D’autre part, l’accord suscita l’inquiétude de l’Union Européenne, qui demanda, des éclaircissements sur le contenu du mémorandum d’accord sur la définition des zones d’influence maritimes. L’Union européenne a souligné la nécessité de respecter le droit maritime international et les relations de bon voisinage, et a réaffirmé sa totale solidarité avec la Grèce et l’administration de la République de Chypre concernant l’évolution de la situation en Méditerranée orientale (déclaration du Bureau du Haut représentant de l'Union européenne pour les affaires étrangères et la politique de sécurité, Josep Borrell. Le 4 décembre). En réponse, le président turc Recep Tayyip Erdogan a déclaré samedi, 7 décembre, que l'accord de délimitation des frontières maritimes signé avec la Libye a été envoyé aux Nations Unies pour enregistrement.

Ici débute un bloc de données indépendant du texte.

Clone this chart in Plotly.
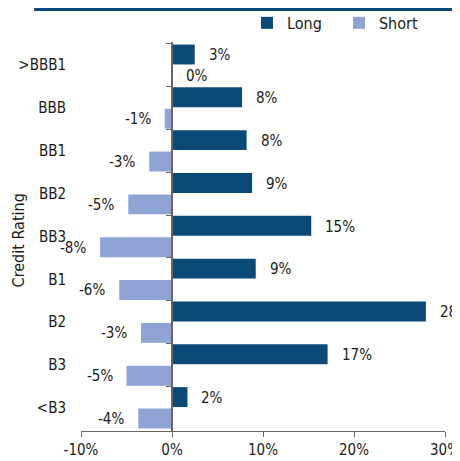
import plotly.graph_objects as go

# credit rating buckets, top to bottom
ratings = ['>BBB1', 'BBB', 'BB1', 'BB2', 'BB3', 'B1', 'B2', 'B3', '<B3']

# bar lengths (%)
long_vals = [2.5, 7.7, 8.2, 8.8, 15.3, 9.2, 27.9, 17.1, 1.7]
short_vals = [0.0, -0.8, -2.5, -4.8, -7.9, -5.8, -3.4, -5.0, -3.7]

# printed data labels
long_labels = ['3%', '8%', '8%', '9%', '15%', '9%', '28%', '17%', '2%']
short_labels = ['0%', '-1%', '-3%', '-5%', '-8%', '-6%', '-3%', '-5%', '-4%']

x_ticks = [-10, 0, 10, 20, 30]
x_ticktext = ['-10%', '0%', '10%', '20%', '30%']

LONG_COLOR = '#0b4a78'
SHORT_COLOR = '#8fa3d4'
AXIS_COLOR = '#6b6464'
TEXT_COLOR = '#1a1a1a'
FONT = 'DejaVu Sans Condensed'

fig = go.Figure()

fig.add_trace(go.Bar(
    y=ratings, x=long_vals, orientation='h', name='Long',
    marker=dict(color=LONG_COLOR, line=dict(width=0)),
))
fig.add_trace(go.Bar(
    y=ratings, x=short_vals, orientation='h', name='Short',
    marker=dict(color=SHORT_COLOR, line=dict(width=0)),
))

# invisible trace so the zero-line axis knows the categories
fig.add_trace(go.Scatter(
    y=ratings, x=[0] * len(ratings), yaxis='y2', mode='markers',
    marker=dict(opacity=0), showlegend=False, hoverinfo='skip',
))

# data labels
annotations = []
for cat, v, lab in zip(ratings, long_vals, long_labels):
    annotations.append(dict(
        x=v, y=cat, text=lab, showarrow=False, xanchor='left',
        xshift=12, yshift=10, font=dict(size=15, color=TEXT_COLOR, family=FONT),
    ))
for cat, v, lab in zip(ratings, short_vals, short_labels):
    right = v >= 0
    annotations.append(dict(
        x=v, y=cat, text=lab, showarrow=False,
        xanchor='left' if right else 'right',
        xshift=12 if right else -12, yshift=-11,
        font=dict(size=15, color=TEXT_COLOR, family=FONT),
    ))

# y axis title
annotations.append(dict(
    x=-0.173, y=0.49, xref='paper', yref='paper', text='Credit Rating',
    textangle=-90, showarrow=False, xanchor='center', yanchor='middle',
    font=dict(size=16, color=TEXT_COLOR, family=FONT),
))

fig.update_layout(
    width=460, height=461,
    margin=dict(l=73, r=23, t=34, b=38, autoexpand=False),
    paper_bgcolor='white', plot_bgcolor='white',
    font=dict(family=FONT, size=15, color=TEXT_COLOR),
    barmode='group', bargap=0.0, bargroupgap=0.07,
    showlegend=True,
    legend=dict(
        orientation='h', x=0.456, y=1.049, xanchor='left', yanchor='middle',
        itemwidth=30, entrywidth=47, entrywidthmode='pixels',
        font=dict(size=16, family=FONT), bgcolor='rgba(0,0,0,0)',
        traceorder='normal',
    ),
    xaxis=dict(
        range=[-10, 30], tickvals=x_ticks, ticktext=x_ticktext,
        showgrid=False, zeroline=False, automargin=False,
        showline=True, linecolor=AXIS_COLOR, linewidth=1,
        ticks='outside', ticklen=5, tickcolor=AXIS_COLOR,
        tickfont=dict(size=15),
    ),
    yaxis=dict(
        type='category', categoryorder='array', categoryarray=ratings,
        autorange='reversed', showgrid=False, zeroline=False,
        showline=False, ticks='', ticklabelstandoff=14, automargin=False,
        tickfont=dict(size=15),
    ),
    yaxis2=dict(
        type='category', categoryorder='array', categoryarray=ratings,
        overlaying='y', matches='y', anchor='free', position=0.25,
        autorange='reversed', showgrid=False, zeroline=False, automargin=False,
        showline=True, linecolor=AXIS_COLOR, linewidth=1.5,
        ticks='outside', tickson='boundaries', ticklen=5,
        tickcolor=AXIS_COLOR, showticklabels=False,
    ),
    annotations=annotations,
    shapes=[dict(
        type='line', xref='paper', yref='paper',
        x0=-0.129, x1=1.063, y0=1.0835, y1=1.0835,
        line=dict(color=LONG_COLOR, width=3),
    )],
)

fig.write_html('out.html')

Vu l’hostilité d’Erdogan, au président Sissi, l’Egypte craint le developpement de cette alliance turque avec un pays riverain. D’autre part, ses analystes estiment que l’accord permettrait d’établir des bases turques en Egypte et confirmerait le stratégie de chantage d’Ankara. D’autre part, la Turquie peut utiliser, dans de telles circonstances, des services spéciaux, sinon des mercenaires, comme des “go-between”, des intermédiaires. Il restait tous les impondérables, dont chacun pouvait déclencher une catastrophe. Il affecte d’ailleurs l’enjeu panarabe, que défend l’Egypte.
Fait évident, l’accord entre la Turquie et la Libye changera les équilibres en Méditerranée orientale. En tout cas, l’accord institue la guerre froide, dans la région. Mais comment interpréter le silence des pays maghrébins ?
Craignant un afflux de forces combattantes lybiennes, la Tunisie a mobilisé ses troupes, à la frontière. Tout en affirmant ses prédispositions à accueillir les réfugiés, elle craint que le champ de guerre transgresse la frontière ou qu’il provoque un afflux de daéchiens, dans le pays.